== What to do ==
In your copy, leave out the pictures and repeat the entries below exactly.

== Dataset records ==

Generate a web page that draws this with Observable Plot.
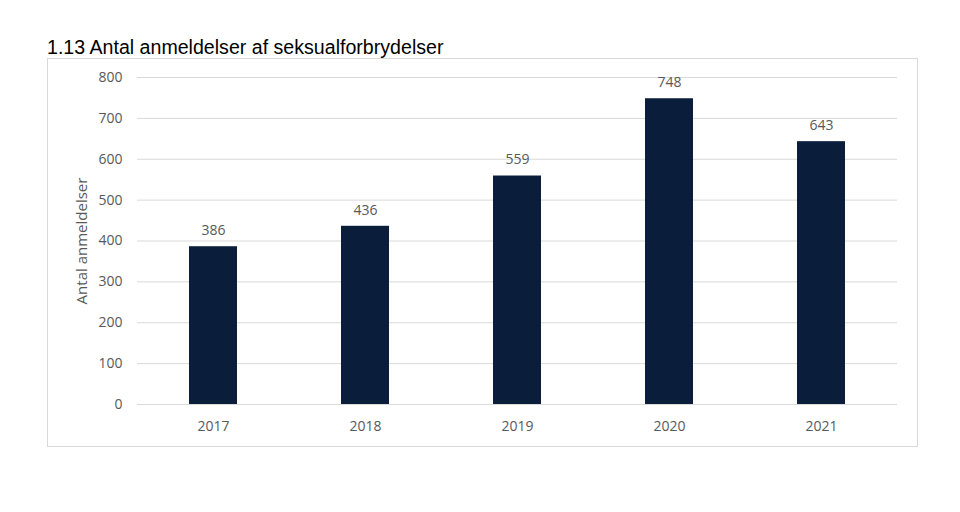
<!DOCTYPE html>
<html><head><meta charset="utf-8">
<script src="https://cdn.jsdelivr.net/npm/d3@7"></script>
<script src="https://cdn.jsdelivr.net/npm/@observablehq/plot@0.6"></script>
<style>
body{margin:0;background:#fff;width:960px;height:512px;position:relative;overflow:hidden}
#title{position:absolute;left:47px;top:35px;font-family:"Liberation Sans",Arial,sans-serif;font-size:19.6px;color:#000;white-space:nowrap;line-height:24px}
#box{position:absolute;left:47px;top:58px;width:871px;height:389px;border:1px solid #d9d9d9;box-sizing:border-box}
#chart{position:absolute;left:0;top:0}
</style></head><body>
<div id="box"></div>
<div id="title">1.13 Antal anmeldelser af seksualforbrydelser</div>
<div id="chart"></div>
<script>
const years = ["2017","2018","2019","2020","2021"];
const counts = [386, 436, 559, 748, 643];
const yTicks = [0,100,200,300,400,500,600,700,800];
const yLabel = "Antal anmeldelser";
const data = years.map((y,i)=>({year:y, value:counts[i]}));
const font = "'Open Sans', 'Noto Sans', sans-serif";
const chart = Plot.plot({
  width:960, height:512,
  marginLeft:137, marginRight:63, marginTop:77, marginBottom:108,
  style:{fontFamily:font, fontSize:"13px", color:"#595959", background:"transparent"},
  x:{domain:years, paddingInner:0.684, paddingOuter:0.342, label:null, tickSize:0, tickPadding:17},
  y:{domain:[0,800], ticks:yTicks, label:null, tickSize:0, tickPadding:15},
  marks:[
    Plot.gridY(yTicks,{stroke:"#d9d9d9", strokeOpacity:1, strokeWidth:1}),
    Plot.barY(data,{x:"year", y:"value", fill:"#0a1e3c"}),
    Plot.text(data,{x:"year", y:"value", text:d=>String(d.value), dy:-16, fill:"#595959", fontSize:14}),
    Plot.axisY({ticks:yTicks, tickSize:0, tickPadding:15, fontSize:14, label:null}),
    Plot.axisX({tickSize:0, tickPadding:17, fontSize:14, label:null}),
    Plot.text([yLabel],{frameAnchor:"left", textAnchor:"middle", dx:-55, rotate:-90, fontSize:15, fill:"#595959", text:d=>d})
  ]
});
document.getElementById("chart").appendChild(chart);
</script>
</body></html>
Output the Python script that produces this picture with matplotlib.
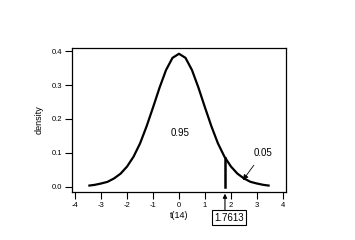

===

== Solved problem ==
Generate a web page that draws this with Observable Plot.
<!DOCTYPE html>
<html><head><meta charset="utf-8">
<script src="https://cdn.jsdelivr.net/npm/d3@7"></script>
<script src="https://cdn.jsdelivr.net/npm/@observablehq/plot@0.6"></script>
<style>
body{margin:0;background:#fff;width:960px;height:512px;position:relative;overflow:hidden}
#title{position:absolute;left:47px;top:35px;font-family:"Liberation Sans",Arial,sans-serif;font-size:19.6px;color:#000;white-space:nowrap;line-height:24px}
#box{position:absolute;left:47px;top:58px;width:871px;height:389px;border:1px solid #d9d9d9;box-sizing:border-box}
#chart{position:absolute;left:0;top:0}
</style></head><body>
<div id="box"></div>
<div id="title">1.13 Antal anmeldelser af seksualforbrydelser</div>
<div id="chart"></div>
<script>
const years = ["2017","2018","2019","2020","2021"];
const counts = [386, 436, 559, 748, 643];
const yTicks = [0,100,200,300,400,500,600,700,800];
const yLabel = "Antal anmeldelser";
const data = years.map((y,i)=>({year:y, value:counts[i]}));
const font = "'Open Sans', 'Noto Sans', sans-serif";
const chart = Plot.plot({
  width:960, height:512,
  marginLeft:137, marginRight:63, marginTop:77, marginBottom:108,
  style:{fontFamily:font, fontSize:"13px", color:"#595959", background:"transparent"},
  x:{domain:years, paddingInner:0.684, paddingOuter:0.342, label:null, tickSize:0, tickPadding:17},
  y:{domain:[0,800], ticks:yTicks, label:null, tickSize:0, tickPadding:15},
  marks:[
    Plot.gridY(yTicks,{stroke:"#d9d9d9", strokeOpacity:1, strokeWidth:1}),
    Plot.barY(data,{x:"year", y:"value", fill:"#0a1e3c"}),
    Plot.text(data,{x:"year", y:"value", text:d=>String(d.value), dy:-16, fill:"#595959", fontSize:14}),
    Plot.axisY({ticks:yTicks, tickSize:0, tickPadding:15, fontSize:14, label:null}),
    Plot.axisX({tickSize:0, tickPadding:17, fontSize:14, label:null}),
    Plot.text([yLabel],{frameAnchor:"left", textAnchor:"middle", dx:-55, rotate:-90, fontSize:15, fill:"#595959", text:d=>d})
  ]
});
document.getElementById("chart").appendChild(chart);
</script>
</body></html>
Output the Python script that produces this picture with matplotlib.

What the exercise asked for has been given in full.